Africa is witnessing a gradual shift towards massive investment in Information and Communications Technology (ICT), thanks to the role of policymakers who are pushing for full regulatory reform for ICTs. Many African leaders have realised that, for any meaningful economic development to occur, technology has to play its part. But the free flow of investment in the sector was slowed down last year, owing to the global economic downturn, which forced many African countries to cut spending in some sectors and prioritise the most urgent areas. The question as to whether Africa should continue to invest in ICTs was raised at this year’s eLearning conference debate in the Zambian capital, Lusaka.
By Talent Ng’andwe
The debate, chaired by former British parliamentarian Dr Harold Elletson of the New Security Foundation, UK, and Dr Katherine Getao from NEPAD on the last day of the conference, centred on the following motion:
“Despite the global financial crisis, Africa must continue to invest in ICTs for education, and 1:1 computing provides the most affordable, educationally rich computing solution.”
The two opposing panels comprised Richard Niyonkuru, Monitoring and Education Advisor for ICT Projects for the Rwanda Ministry of Education, and David Cavallo, Vice President for Learning at the One Laptop per Child project, USA, on the proposing side, and Alex Twinomugisha, Global e-Schools and Communities Initiative (GeSCI), Kenya, and Anthony Bloome, USAID, USA, on the opposing side.
In his opening speech, Richard Niyonkuru argued that Africa must continue to invest in technologies for education.
“ICTs are lifetime opportunities which are knocking on African doors, and as a continent we should not miss this opportunity“, he said, before going on to explain that ICTs in education should not be considered a luxury, as has been the case in the past, but should be regarded as commodities or public goods, since they allow the benefits of the information revolution to be harvested.
The audience backed his argument that in terms of ICTs in education, the emphasis should not be on computers and software deployed in schools but rather on revolutionising and re-engineering education systems so that they provide a service to the new society.
His views were supported by David Cavallo who added that the education system in Africa needed appropriate technologies suitable to its culture and environment.
Much to the amusement of the audience, Alex Twinomugisha interjected, saying that we do not need massive investment in technology at the expense of poor road networks, unreliable energy and the fight against diseases such as HIV/AIDS. “We have come this far without technology, we have proven that we can achieve our educational goals without technology,“ he said.
Alex Twinomugisha said he believed that Africa should focus on one-to-one solutions for teachers, who are fundamental to the development of education. Teacher development is vital, he said.
Anthony Bloome agreed with Alex Twinomugisha, saying that investment in ICT for education at this stage, when Africa is struggling to recover from the global economic downturn, is not practicable and is very costly. “My concern is that without greater reform efforts, ICT for Education initiatives will not get past the pilot stages and will not be more widely integrated, so that wider education reform efforts will not get the support they need,” he said.

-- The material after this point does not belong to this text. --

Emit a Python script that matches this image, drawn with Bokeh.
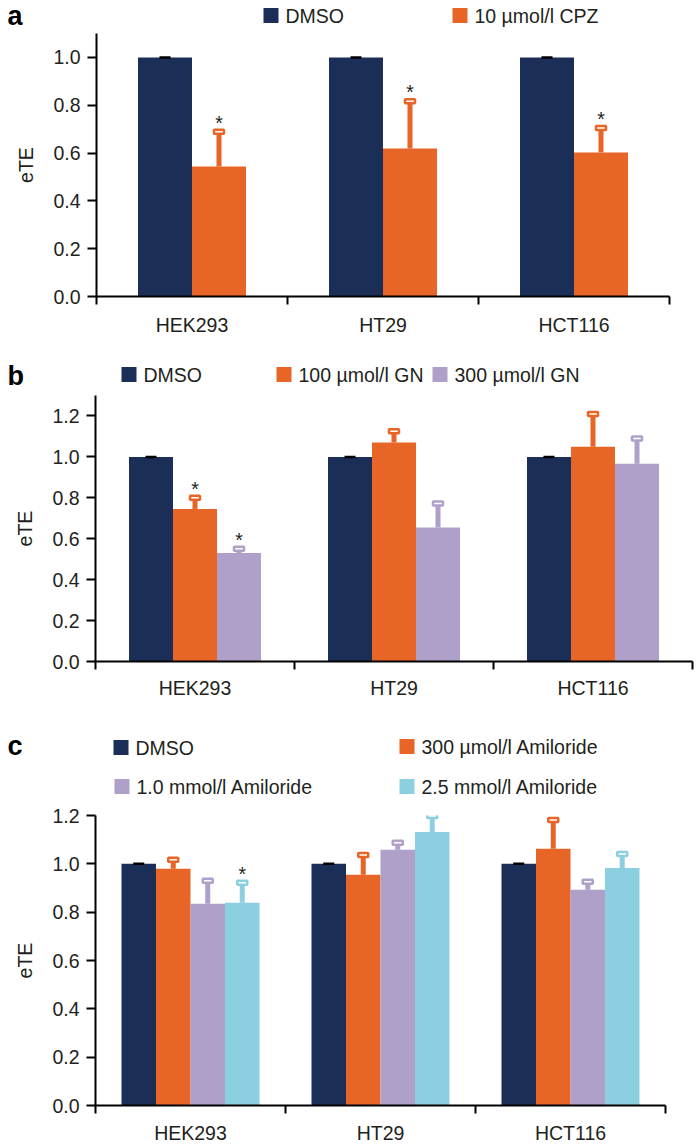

However, such investments in education, if any, should be contextualised by significant improvements in terms of quality educational reforms in policy, curriculum development, professional development for teachers and administrators and focusing on student achievement.
The debate intensified when members of the audience were given an opportunity to express their views. There was plenty of lively confrontation and a couple of tense of exchanges.
Bernard Appiah from the International Network for the Availability of Scientific Publications, USA, accused major players in the ICT sectors of dumping technology in Africa. James Uhomoibhi from the UK responded by saying that people should not portray every technology for Africa as bad. He cited examples of mobile phone technology, which is helping to improve education in Africa’s health sector.
In conclusion, the proposing side was unable to convince the audience of the role that ICT can play in enhancing education in Africa and failed to explain adequately the costs associated with the introduction of technology.
The opposing side was quick to take advantage and capitalise on such weaknesses.
Mr Elletson, the Chairman, put the motion to a vote by a show of hands. The opposition had the majority and emerged as winners of the debate.